Frequently Asked Questions
Can you remove texture from walls without damaging the drywall?
Yes, but the method matters. Wet scraping on unpainted texture works well when done carefully and in small sections. For painted texture, skim coating is the safer approach because it adds a new layer rather than trying to scrape off one that is bonded to the wall face. Either way, keeping your scraper at a low angle and working slowly protects the drywall paper underneath.
How do you remove textured paint from a wall that has been painted multiple times?
Multiple layers of paint over texture make removing textured paint by scraping nearly impossible without damaging the wall. The best approach is to skim the coat over the surface instead. Apply two to three thin coats of joint compound, sand between coats, and prime before painting. This fills the texture completely and gives you a flat, smooth surface without touching the painted layers underneath.
How long does it take to skim coat a room?
A standard bedroom or living room typically takes two to three days from start to finish. The actual application goes fairly quickly, but each coat needs 12 to 24 hours to dry before sanding and applying the next one. Rushing the drying time is the most common reason skim coat projects crack or need to be redone.
Is it worth getting rid of textured walls before selling a home?
In most markets, getting rid of textured walls before listing adds more value than it costs.

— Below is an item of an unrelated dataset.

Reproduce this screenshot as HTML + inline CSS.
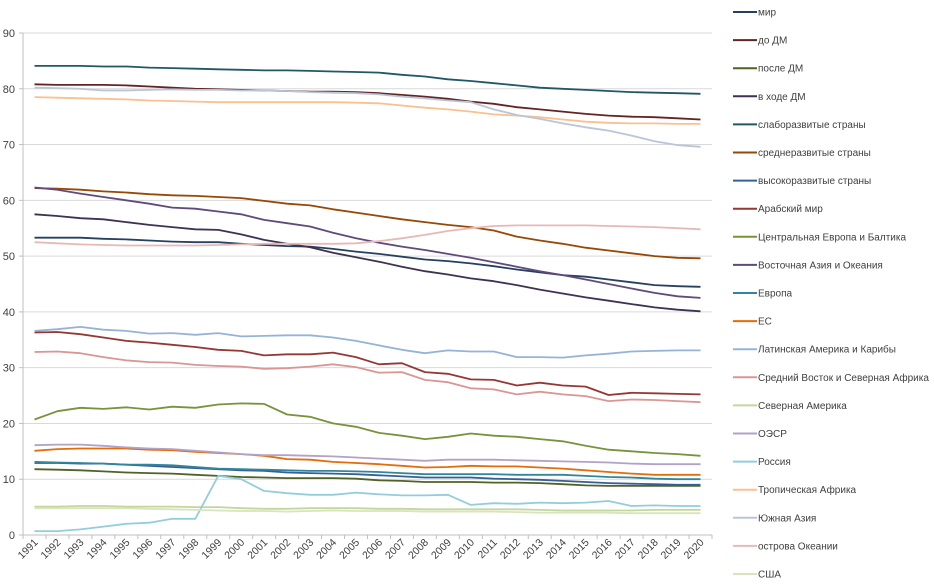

Smooth walls photograph better, appeal to a wider range of buyers, and signal that the home has been well maintained. Whether it makes financial sense depends on the extent of the texture and your local market, but it is one of the higher-return cosmetic updates you can make.
What is the difference between skim coating and sanding to smooth textured walls?
Sanding can knock down light surface texture, but it creates a significant amount of fine dust and rarely produces a truly flat result on heavier textures. Skim coating fills the low spots rather than just knocking down the high spots, which produces a more even surface. For anything heavier than very light orange peel, skim coating is the right choice for smooth textured walls that hold paint evenly.